Developers planned to tear down the house at 2910 Garfield St. NW, divide the land and build two large houses that neighbors say are too big for the lots and the neighborhood.

Neighbors filed suit against D.C. agencies late last week, arguing that they failed to follow proper procedures when they granted permission to the developers to split the lot in two.

"One of the problems was that the neighbors had no clue what was going on," said John Goodman, former president of the Woodley Park Community Association.

The lawsuit claims the Department of Consumer and Regulatory Affairs failed to notify the local Advisory Neighborhood Commission of the subdivision application, as required by law.

The lawsuit also contends that DCRA used a "minor deviation" rule to grant permission for the development when the stricter "variance" rule -- which requires demonstration of hardship and public notice -- should have been enforced.

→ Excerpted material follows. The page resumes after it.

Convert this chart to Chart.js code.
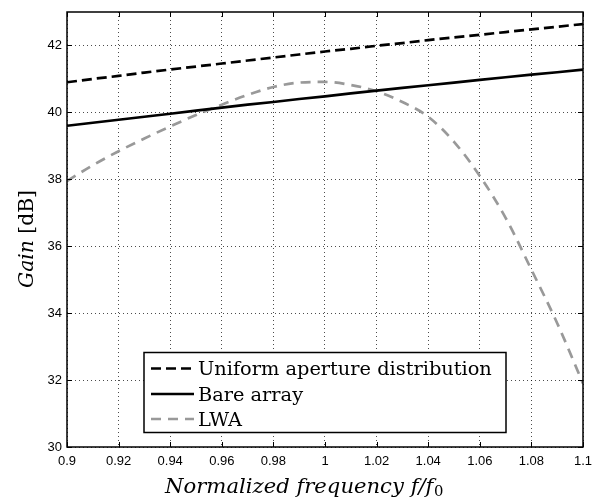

Though the area is zoned for 5,000-square-foot lots, the DCRA approved the lot's bisection even though one of the halves fell short of the required square footage, by using the "minor deviation" rule.

DCRA spokesman Michael Rupert declined to comment on the lawsuit itself, but told The Washington Examiner in May that the developers followed the law.

Plaintiff Rick Jenney said the neighborhood's main complaint is that the approval process wasn't done openly.

"I think what I would like, and I think it's what most people would like, is for the community to be involved in reviewing the plans and seeing that the proposed structures are appropriate for the neighborhood," he said.

The two "McMansions" would cause erosion issues, eliminate tree cover and impair views, Jenney said.

"I think the essence of the concern is that this one lot is too small for the kind of excavation they're proposing. It's completely out of character with the neighborhood," he said.

Real estate developer Marc Fleisher, who was behind the original plans for the lot, declined to comment.